The jury reached its decision after seven days of deliberations, and its verdict paperwork showed that the nine men and three women were widely split over how to punish the man who claimed he was to fly a fifth plane into the White House but whose trial suggested he actually knew little about the Sept. 11 plot.
The verdict ended a six-week trial punctuated by frequent outbursts from Moussaoui, tape recordings from the doomed United Flight 93, interrogation reports from the jailed Sept. 11 mastermind and the near-collapse of the prosecution after a government lawyer defied the judge's orders.
The 37-year-old French Moroccan convicted terrorist sat ramrod-straight along a side wall in the courtroom and appeared to be silently praying as the jurors, looking exhausted, filed into the courtroom late in the afternoon.
When U.S. District Judge Leonie M. Brinkema read the verdict and announced that the decision was life without parole, Moussaoui -- who refused to stand -- betrayed no surprise.
But when the courtroom was being cleared, he gleefully boasted that he had beaten the American judicial system, especially David J. Novak, the assistant federal prosecutor brought in as the government's death penalty expert.
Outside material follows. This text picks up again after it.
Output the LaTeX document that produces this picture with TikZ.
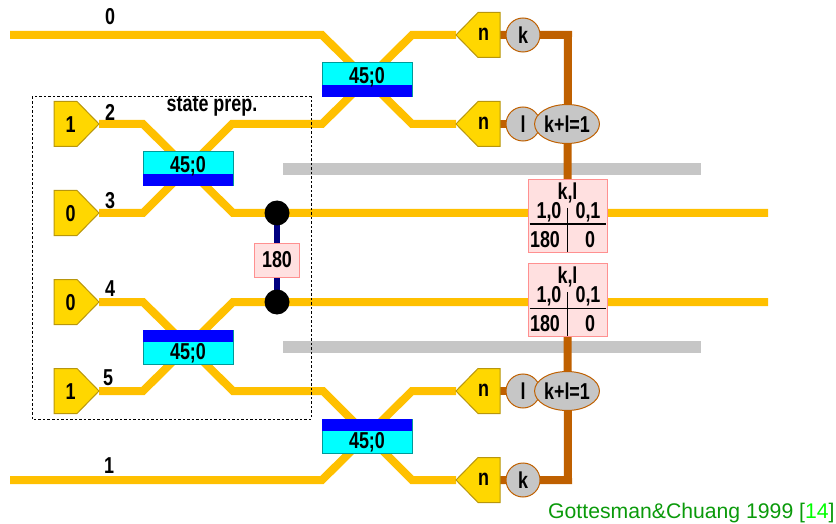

Moussaoui clapped his hands and shouted: "America, you lost! David Novak, you lost! I won!"
Outside the courthouse, security was exceptionally tight. Scores of federal marshals and local sheriff's deputies, some with machine guns, ringed the area. Others were perched on rooftops, while government helicopters hovered above.
Moussaoui is to be formally sentenced this morning. He is expected to spend the rest of his life at the government's Supermax prison in Florence, Colo., where some of the country's most notorious criminals are held in permanent solitary confinement. Among those reported as being there are Unabomber Theodore Kaczynski and Olympics bomber Eric Rudolph.
When the sentencing trial began two months ago, many observers thought the government was sure to secure the death penalty because Moussaoui had pleaded guilty to being a Sept. 11 conspirator. And when Moussaoui twice testified, he all but dared the jury to put him to death.